— BEGIN —

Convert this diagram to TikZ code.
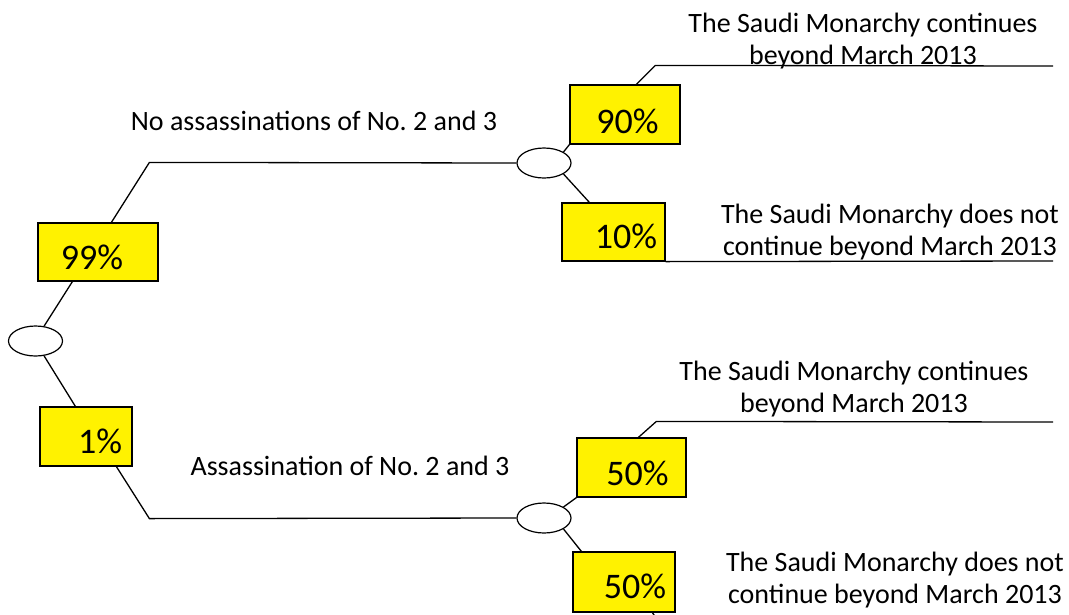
\documentclass[tikz,border=0pt]{standalone}
\usepackage{fontspec}
\setmainfont{Carlito}
\usetikzlibrary{shapes.geometric}
\frenchspacing

\begin{document}
\begin{tikzpicture}[x=1pt,y=-1pt]

    \tikzset{
      chance/.style={
        draw,
        ellipse,
        line width=1.2pt,
        fill=white,
        inner sep=0pt,
        minimum width=54pt,
        minimum height=30pt,
      },
      pbox/.style={
        draw,
        fill=yellow,
        line width=1.2pt,
        inner sep=0pt,
      },
      pct/.style={
        font=\fontsize{36}{42}\selectfont,
      },
      outcome/.style={
        align=center,
        font=\fontsize{28}{31.5}\selectfont,
      },
      lbl/.style={
        font=\fontsize{28}{31.5}\selectfont,
      },
      branch/.style={
        line width=1.3pt,
      },
    }
    \useasboundingbox (0,0) rectangle (1069,614);
    \clip (0,0) rectangle (1069,614);

	\node[chance] (e0) at (35.5,341) {};
	\node[chance] (e1) at (544,163) {};
	\node[chance] (e2) at (544,518) {};

	\node[pbox,minimum width=120pt,minimum height=58pt,label={[pct,shift={(-6,5)}]center:99\%}] (p99) at (98,252) {};
	\node[pbox,minimum width=92pt,minimum height=59pt,label={[pct,shift={(14,4.5)}]center:1\%}] (p1) at (86,436.5) {};
	\node[pbox,minimum width=110pt,minimum height=59pt,label={[pct,shift={(2.5,6.5)}]center:90\%}] (p90) at (625,114.5) {};
	\node[pbox,minimum width=103pt,minimum height=58pt,label={[pct,shift={(12.5,4)}]center:10\%}] (p10) at (613.5,232) {};
	\node[pbox,minimum width=109pt,minimum height=59pt,label={[pct,shift={(6,5.5)}]center:50\%}] (p50a) at (631.5,467.5) {};
	\node[pbox,minimum width=102pt,minimum height=60pt,label={[pct,shift={(11,4)}]center:50\%}] (p50b) at (624,582) {};

	\coordinate (t1) at (1053,66);
	\coordinate (t2) at (1053,261);
	\coordinate (t3) at (1053,422);

	\draw[branch] (e0.60) -- ([xshift=35pt]p99.south west);
	\draw[branch] ([xshift=74pt]p99.north west) -- ++(38,-60) -- (e1.west);
	\draw[branch] (e0.-60) -- ([xshift=36pt]p1.north west);
	\draw[branch] ([xshift=77pt]p1.south west) -- ++(33,52) -- (e2.west);
	\draw[branch] (e1.north east) -- (p90.south west);
	\draw[branch] ([xshift=67pt]p90.north west) -- ++(19,-19) -- (t1);
	\draw[branch] (e1.south east) -- ([xshift=28pt]p10.north west);
	\draw[branch] (p10.south east) -- (t2);
	\draw[branch] (e2.north east) -- (p50a.south west);
	\draw[branch] ([xshift=62pt]p50a.north west) -- ++(18,-16) -- (t3);
	\draw[branch] (e2.south east) -- ([xshift=9pt]p50b.north west);
	\draw[branch] ([xshift=80pt]p50b.south west) -- ++(8,12);

	\node[lbl] (l1) at (314,121) {No assassinations of No. 2 and 3};
	\node[lbl] (l2) at (350,466) {Assassination of No. 2 and 3};
	\node[outcome] (o1) at (863,41) {The Saudi Monarchy continues\\beyond March 2013};
	\node[outcome] (o2) at (890,232) {The Saudi Monarchy does not\\continue beyond March 2013};
	\node[outcome] (o3) at (854,389) {The Saudi Monarchy continues\\beyond March 2013};
	\node[outcome] (o4) at (895,580) {The Saudi Monarchy does not\\continue beyond March 2013};

\end{tikzpicture}
\end{document}
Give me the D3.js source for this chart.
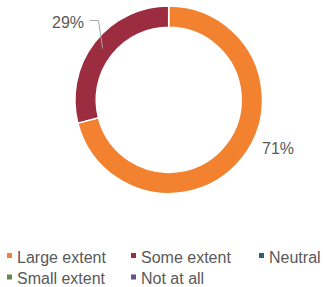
<!DOCTYPE html>
<html><head><meta charset="utf-8">
<script src="https://cdn.jsdelivr.net/npm/d3@7"></script>
<style>body{margin:0;background:#fff}svg{display:block}</style>
</head><body>
<script>
const categories = ["Large extent","Some extent","Neutral","Small extent","Not at all"];
const values = [71, 29, 0, 0, 0];
const colors = ["#F28230","#9C2C3F","#2C5F7C","#5B8E4B","#6B4C8C"];

const W = 323, H = 287;
const svg = d3.select("body").append("svg").attr("width", W).attr("height", H);
const cx = 168.7, cy = 99.8, rOut = 93.8, rIn = 72.5;
const g = svg.append("g").attr("transform", `translate(${cx},${cy})`);
const data = categories.map((c,i)=>({cat:c, value:values[i], color:colors[i]}));
const pie = d3.pie().sort(null).value(d=>d.value);
const arcs = pie(data).filter(d=>d.data.value>0);
const arc = d3.arc().innerRadius(rIn).outerRadius(rOut);
g.selectAll("path").data(arcs).join("path")
  .attr("d", arc).attr("fill", d=>d.data.color)
  .attr("stroke", "#fff").attr("stroke-width", 1.5);

const font = "'Liberation Sans', Arial, sans-serif";
const txtColor = "#595959";
// 71% label
const a0 = arcs[0];
svg.append("text").attr("x", 262).attr("y", 153.5)
  .attr("font-family", font).attr("font-size", 16).attr("fill", txtColor)
  .text(a0.data.value + "%");
// 29% label with leader
const a1 = arcs[1];
const mid = (a1.startAngle + a1.endAngle)/2;
const rl = (rIn + rOut)/2 + 0.5;
const px = cx + Math.sin(mid)*rl, py = cy - Math.cos(mid)*rl;
svg.append("path")
  .attr("d", `M90,20.5 L98.5,20.5 L${px},${py}`)
  .attr("fill","none").attr("stroke","#A6A6A6").attr("stroke-width",1);
svg.append("text").attr("x", 52).attr("y", 27.5)
  .attr("font-family", font).attr("font-size", 16).attr("fill", txtColor)
  .text(a1.data.value + "%");

// legend
const legX = [7, 131, 259];
const legend = svg.append("g");
data.forEach((d,i)=>{
  const col = i % 3, row = Math.floor(i/3);
  const x = legX[col], y = 262.5 + row*21.5;
  legend.append("rect").attr("x", x).attr("y", y-9.5).attr("width", 5).attr("height", 5).attr("fill", d.color);
  legend.append("text").attr("x", x+10).attr("y", y)
    .attr("font-family", font).attr("font-size", 16).attr("fill", txtColor).text(d.cat);
});
</script>
</body></html>
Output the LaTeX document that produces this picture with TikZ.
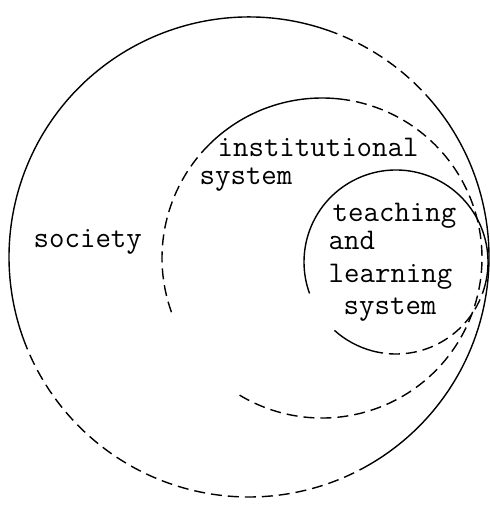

— END —

Using the records above, retype everything exactly except the pictures.

Answer for this exercise:
Convert this diagram to TikZ code.
\documentclass[tikz,border=0pt]{standalone}
\usepackage{fontspec}
\setmainfont{Carlito}
\usetikzlibrary{shapes.geometric}
\frenchspacing

\begin{document}
\begin{tikzpicture}[x=1pt,y=-1pt]

    \tikzset{
      chance/.style={
        draw,
        ellipse,
        line width=1.2pt,
        fill=white,
        inner sep=0pt,
        minimum width=54pt,
        minimum height=30pt,
      },
      pbox/.style={
        draw,
        fill=yellow,
        line width=1.2pt,
        inner sep=0pt,
      },
      pct/.style={
        font=\fontsize{36}{42}\selectfont,
      },
      outcome/.style={
        align=center,
        font=\fontsize{28}{31.5}\selectfont,
      },
      lbl/.style={
        font=\fontsize{28}{31.5}\selectfont,
      },
      branch/.style={
        line width=1.3pt,
      },
    }
    \useasboundingbox (0,0) rectangle (1069,614);
    \clip (0,0) rectangle (1069,614);

	\node[chance] (e0) at (35.5,341) {};
	\node[chance] (e1) at (544,163) {};
	\node[chance] (e2) at (544,518) {};

	\node[pbox,minimum width=120pt,minimum height=58pt,label={[pct,shift={(-6,5)}]center:99\%}] (p99) at (98,252) {};
	\node[pbox,minimum width=92pt,minimum height=59pt,label={[pct,shift={(14,4.5)}]center:1\%}] (p1) at (86,436.5) {};
	\node[pbox,minimum width=110pt,minimum height=59pt,label={[pct,shift={(2.5,6.5)}]center:90\%}] (p90) at (625,114.5) {};
	\node[pbox,minimum width=103pt,minimum height=58pt,label={[pct,shift={(12.5,4)}]center:10\%}] (p10) at (613.5,232) {};
	\node[pbox,minimum width=109pt,minimum height=59pt,label={[pct,shift={(6,5.5)}]center:50\%}] (p50a) at (631.5,467.5) {};
	\node[pbox,minimum width=102pt,minimum height=60pt,label={[pct,shift={(11,4)}]center:50\%}] (p50b) at (624,582) {};

	\coordinate (t1) at (1053,66);
	\coordinate (t2) at (1053,261);
	\coordinate (t3) at (1053,422);

	\draw[branch] (e0.60) -- ([xshift=35pt]p99.south west);
	\draw[branch] ([xshift=74pt]p99.north west) -- ++(38,-60) -- (e1.west);
	\draw[branch] (e0.-60) -- ([xshift=36pt]p1.north west);
	\draw[branch] ([xshift=77pt]p1.south west) -- ++(33,52) -- (e2.west);
	\draw[branch] (e1.north east) -- (p90.south west);
	\draw[branch] ([xshift=67pt]p90.north west) -- ++(19,-19) -- (t1);
	\draw[branch] (e1.south east) -- ([xshift=28pt]p10.north west);
	\draw[branch] (p10.south east) -- (t2);
	\draw[branch] (e2.north east) -- (p50a.south west);
	\draw[branch] ([xshift=62pt]p50a.north west) -- ++(18,-16) -- (t3);
	\draw[branch] (e2.south east) -- ([xshift=9pt]p50b.north west);
	\draw[branch] ([xshift=80pt]p50b.south west) -- ++(8,12);

	\node[lbl] (l1) at (314,121) {No assassinations of No. 2 and 3};
	\node[lbl] (l2) at (350,466) {Assassination of No. 2 and 3};
	\node[outcome] (o1) at (863,41) {The Saudi Monarchy continues\\beyond March 2013};
	\node[outcome] (o2) at (890,232) {The Saudi Monarchy does not\\continue beyond March 2013};
	\node[outcome] (o3) at (854,389) {The Saudi Monarchy continues\\beyond March 2013};
	\node[outcome] (o4) at (895,580) {The Saudi Monarchy does not\\continue beyond March 2013};

\end{tikzpicture}
\end{document}
Give me the D3.js source for this chart.
<!DOCTYPE html>
<html><head><meta charset="utf-8">
<script src="https://cdn.jsdelivr.net/npm/d3@7"></script>
<style>body{margin:0;background:#fff}svg{display:block}</style>
</head><body>
<script>
const categories = ["Large extent","Some extent","Neutral","Small extent","Not at all"];
const values = [71, 29, 0, 0, 0];
const colors = ["#F28230","#9C2C3F","#2C5F7C","#5B8E4B","#6B4C8C"];

const W = 323, H = 287;
const svg = d3.select("body").append("svg").attr("width", W).attr("height", H);
const cx = 168.7, cy = 99.8, rOut = 93.8, rIn = 72.5;
const g = svg.append("g").attr("transform", `translate(${cx},${cy})`);
const data = categories.map((c,i)=>({cat:c, value:values[i], color:colors[i]}));
const pie = d3.pie().sort(null).value(d=>d.value);
const arcs = pie(data).filter(d=>d.data.value>0);
const arc = d3.arc().innerRadius(rIn).outerRadius(rOut);
g.selectAll("path").data(arcs).join("path")
  .attr("d", arc).attr("fill", d=>d.data.color)
  .attr("stroke", "#fff").attr("stroke-width", 1.5);

const font = "'Liberation Sans', Arial, sans-serif";
const txtColor = "#595959";
// 71% label
const a0 = arcs[0];
svg.append("text").attr("x", 262).attr("y", 153.5)
  .attr("font-family", font).attr("font-size", 16).attr("fill", txtColor)
  .text(a0.data.value + "%");
// 29% label with leader
const a1 = arcs[1];
const mid = (a1.startAngle + a1.endAngle)/2;
const rl = (rIn + rOut)/2 + 0.5;
const px = cx + Math.sin(mid)*rl, py = cy - Math.cos(mid)*rl;
svg.append("path")
  .attr("d", `M90,20.5 L98.5,20.5 L${px},${py}`)
  .attr("fill","none").attr("stroke","#A6A6A6").attr("stroke-width",1);
svg.append("text").attr("x", 52).attr("y", 27.5)
  .attr("font-family", font).attr("font-size", 16).attr("fill", txtColor)
  .text(a1.data.value + "%");

// legend
const legX = [7, 131, 259];
const legend = svg.append("g");
data.forEach((d,i)=>{
  const col = i % 3, row = Math.floor(i/3);
  const x = legX[col], y = 262.5 + row*21.5;
  legend.append("rect").attr("x", x).attr("y", y-9.5).attr("width", 5).attr("height", 5).attr("fill", d.color);
  legend.append("text").attr("x", x+10).attr("y", y)
    .attr("font-family", font).attr("font-size", 16).attr("fill", txtColor).text(d.cat);
});
</script>
</body></html>
Output the LaTeX document that produces this picture with TikZ.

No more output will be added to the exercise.